The need for climate action to underpin sustainable development and COVID-19 recovery plans features high on the agenda of the United Nations General Assembly, marking the 75th anniversary of the organization. Its theme is “The Future we Want, the UN we Need: Reaffirming our Collective Commitment to Multilateralism.”
At the opening session of the General Assembly, Chinese President Xi Jinping raised the level of climate ambition by announcing that China would aim to become carbon neutral by 2060. The week has also seen major announcements from the European Union, as well as from companies and local authorities around the world.
UN Secretary-General António Guterres convened a high-level Climate Change Roundtable of global leaders on 24 September to galvanize commitment to meeting the Paris Agreement targets to keep temperature increase to between 1.5°C and 2°C.
“The damage to people and the environment is immense and growing. The recent United in Science report from the World Meteorological Organization is unequivocal,” said Mr Guterres.
“The past decade was the hottest on record. And concentrations of greenhouse gases have continued to rise. Carbon dioxide emissions from fossil fuels and forest fires reached an all-time high in 2019 and are 62 per cent higher than in 1990,” he said.
“We must urgently reverse course. And we have less than ten years to do so,” said Mr Guterres.
The Roundtable is meant to raise the debate ahead of the Fifth Anniversary of the Paris Agreement when some governments are expected to present ambitious and quality climate plans (the Nationally Determined Contributions and the Long-Term Strategies.
Invited speakers included the two governments presiding over the climate change conference of Parties (COP), President Sebastian Piñera of Chile (COP25) and Prime Minister Boris Johnson of the United Kingdom (COP26) as well as ten Heads of State and Government from the African and Asia regions, the Small Island Developing States and the European Union and some corporate leaders.
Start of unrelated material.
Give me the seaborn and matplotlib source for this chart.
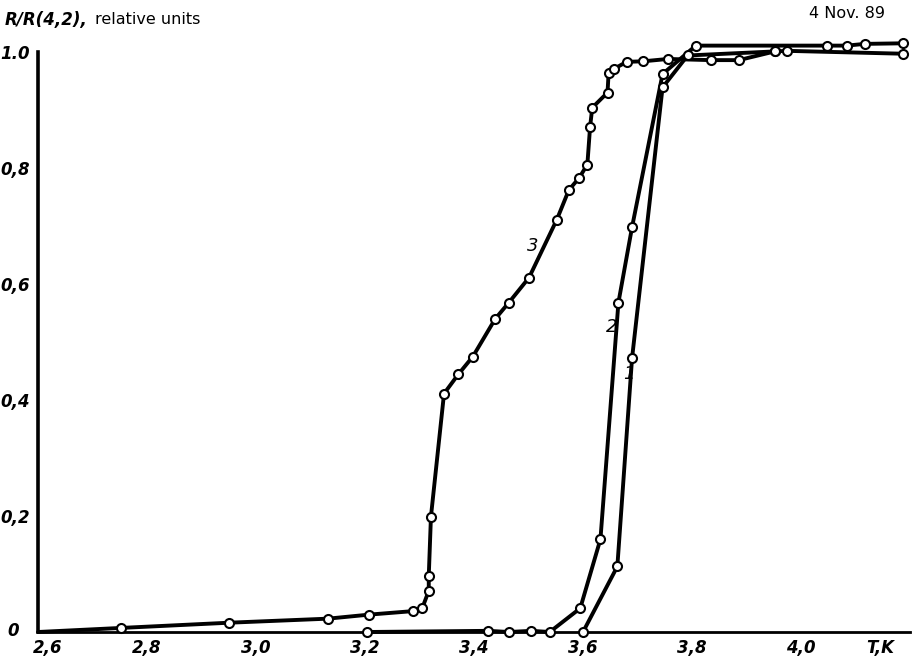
import matplotlib
matplotlib.use("Agg")
import matplotlib.pyplot as plt
import matplotlib.transforms as mtransforms
import seaborn as sns
import pandas as pd

# ---- data ----
t1 = [3.600, 3.663, 3.690, 3.746, 3.792, 3.952, 3.974, 4.188]
r1 = [0.000, 0.113, 0.472, 0.939, 0.994, 1.001, 1.002, 0.997]

t2 = [3.203, 3.426, 3.464, 3.505, 3.539, 3.595, 3.632, 3.665, 3.690, 3.746,
      3.807, 4.048, 4.084, 4.117, 4.188]
r2 = [0.000, 0.002, 0.000, 0.002, 0.000, 0.041, 0.160, 0.568, 0.698, 0.962,
      1.011, 1.011, 1.011, 1.014, 1.015]

t3 = [2.600, 2.752, 2.950, 3.132, 3.208, 3.288, 3.305, 3.317, 3.317, 3.321,
      3.345, 3.371, 3.398, 3.439, 3.464, 3.501, 3.552, 3.574, 3.593, 3.608,
      3.613, 3.617, 3.645, 3.647, 3.657, 3.680, 3.711, 3.756, 3.834, 3.886,
      3.952]
r3 = [0.000, 0.007, 0.016, 0.023, 0.030, 0.036, 0.041, 0.071, 0.097, 0.199,
      0.411, 0.444, 0.475, 0.540, 0.568, 0.611, 0.711, 0.762, 0.783, 0.806,
      0.871, 0.904, 0.930, 0.964, 0.971, 0.983, 0.984, 0.988, 0.986, 0.986,
      1.001]

x_ticks = [2.6, 2.8, 3.0, 3.2, 3.4, 3.6, 3.8, 4.0, 4.2]
x_tick_labels = ["2,6", "2,8", "3,0", "3,2", "3,4", "3,6", "3,8", "4,0", ""]
x_axis_name = "T,K"
y_ticks = [0.0, 0.2, 0.4, 0.6, 0.8, 1.0]
y_tick_labels = ["0", "0,2", "0,4", "0,6", "0,8", "1.0"]

curve_labels = ["1", "2", "3"]
label_pos = [(3.685, 0.445), (3.652, 0.525), (3.507, 0.665)]

# ---- figure ----
sns.set_theme(style="white")
plt.rcParams["font.family"] = ["DejaVu Sans"]
plt.rcParams["text.color"] = "black"

fig = plt.figure(figsize=(9.14, 6.65), dpi=100)
ax = fig.add_axes([38 / 914, 1 - 632 / 665, (910 - 38) / 914, (632 - 52) / 665])

frames = []
for name, t, r in (("1", t1, r1), ("2", t2, r2), ("3", t3, r3)):
    frames.append(pd.DataFrame({"T": t, "R": r, "curve": name}))
df = pd.concat(frames, ignore_index=True)

for name in ["3", "2", "1"]:
    sub = df[df["curve"] == name].reset_index(drop=True)
    mev = list(range(1, len(sub))) if name == "3" else None
    sns.lineplot(data=sub, x="T", y="R", ax=ax, sort=False, estimator=None,
                 color="black", linewidth=2.8, marker="o", markersize=6.5,
                 markerfacecolor="white", markeredgecolor="black",
                 markeredgewidth=1.5, markevery=mev, clip_on=False,
                 legend=False, zorder=3)

ax.set_xlim(2.6, 4.2)
ax.set_ylim(0, 1.0)
ax.set_xlabel("")
ax.set_ylabel("")

for s in ["top", "right"]:
    ax.spines[s].set_visible(False)
ax.spines["left"].set_linewidth(2.6)
ax.spines["bottom"].set_linewidth(2.0)
ax.spines["left"].set_color("black")
ax.spines["bottom"].set_color("black")

ax.set_xticks(x_ticks)
ax.set_xticklabels(x_tick_labels)
ax.set_yticks(y_ticks)
ax.set_yticklabels(y_tick_labels)
ax.tick_params(axis="x", direction="in", length=11, width=1.2, pad=5,
               labelsize=12, colors="black")
ax.tick_params(axis="y", direction="in", length=12, width=1.2, pad=6,
               labelsize=12, colors="black")
for lab in ax.get_xticklabels() + ax.get_yticklabels():
    lab.set_fontstyle("italic")
    lab.set_fontweight("bold")
first = ax.get_xticklabels()[0]
first.set_transform(first.get_transform() +
                    mtransforms.ScaledTranslation(7 / 72, 0, fig.dpi_scale_trans))
zero = ax.get_yticklabels()[0]
zero.set_transform(zero.get_transform() +
                   mtransforms.ScaledTranslation(-8 / 72, 2 / 72, fig.dpi_scale_trans))

ax.text(4.145, -0.012, x_axis_name, fontsize=12, fontstyle="italic",
        fontweight="bold", ha="center", va="top", color="black")

for lab, (tx, ty) in zip(curve_labels, label_pos):
    ax.text(tx, ty, lab, fontsize=13, fontstyle="italic", color="black",
            ha="center", va="center")

fig.text(5 / 914, 1 - 20 / 665, "R/R(4,2),", fontsize=12, fontweight="bold",
         fontstyle="italic", ha="left", va="center", color="black")
fig.text(95 / 914, 1 - 20 / 665, "relative units", fontsize=11.5,
         ha="left", va="center", color="black")
fig.text(885 / 914, 1 - 13 / 665, "4 Nov. 89", fontsize=11.5,
         ha="right", va="center", color="black")

fig.savefig("out.png", dpi=100)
It focussed on:
- “Ambition on finance: keeping the commitments and ensuring more financial flows, public and private, are aligned with the needs for decarbonization of the economy, protection of people and resilience of infrastructures.”
- “Aligning climate plans (NDCs and LTSs), recovery/stimulus plans and business plans with 1.5C and climate neutrality”.
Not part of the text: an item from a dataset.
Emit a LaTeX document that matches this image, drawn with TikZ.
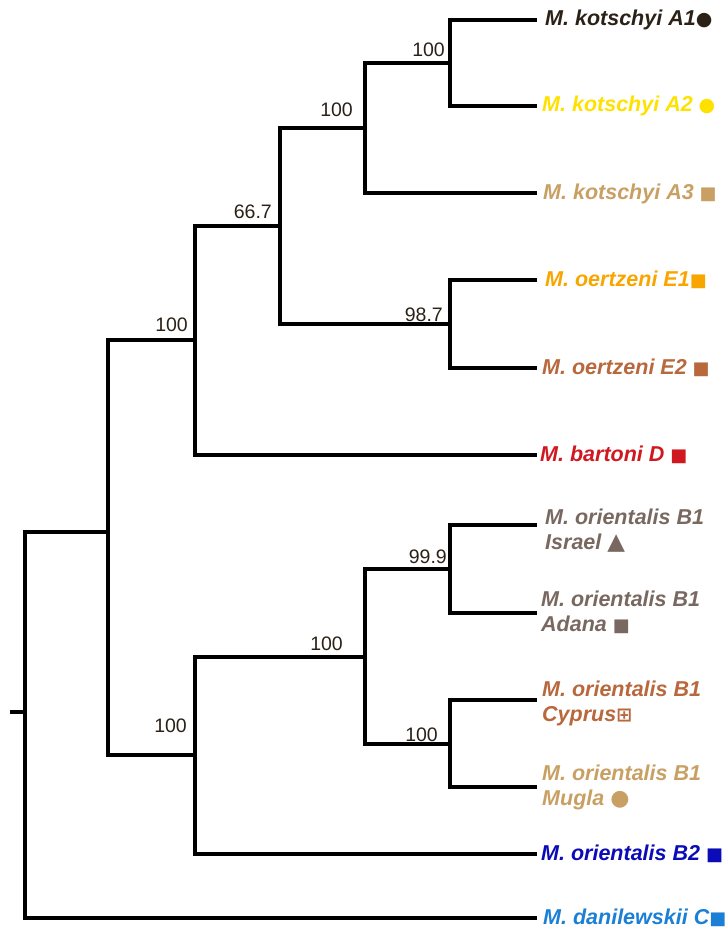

- “Protecting people and planet to ensure a sustainable and just recovery: adaptation and resilience”.
The Roundtable heard plans for a global event on 12 December, the fifth anniversary of the Paris Agreement, this year to rally much greater climate action and ambition.
National governments will be invited to present more ambitious and high-quality climate plans (the Nationally Determined Contributions – NDCs – and Long-Term Strategies), as well as COVID recovery plans, new finance commitments and measures to build resilience that are aligned with limiting global warming to 1.5°C and the driving forward the Sustainable Development Goals.
On 23 September, a Climate Action Event at SDG Action Zone organized by UN Climate Change highlighted stories of people creating change – and explain how everyone can become part of the solution.
“If we fail with climate change mitigation we will see more dramatic things than we have seen because of COVID-19. The failure of climate mitigation would see challenges which would last hundreds of years,” said WMO Secretary-General Petteri Taalas in a video message during a debate on the Sustainable Development Goals.
“We have to adapt to climate change and one very powerful way to adapt to climate change is to invest in early warning services. By doing so we can also give a boost to the implementation of SDGs and we can avoid both human losses and economic losses relating to disasters,” he said.
To mark its 75th anniversary, the United Nations launched “a global conversation” in January using surveys and polls to find out what all kinds of people were thinking about the future. UN Secretary-General António Guterres called the results “striking:”
“People are thinking big — about transforming the global economy, accelerating the transition to zero carbon, ensuring universal health coverage, ending racial injustice and ensure that decision-making is more open and inclusive,” he said. “And people are also expressing an intense yearning for international cooperation and global solidarity.”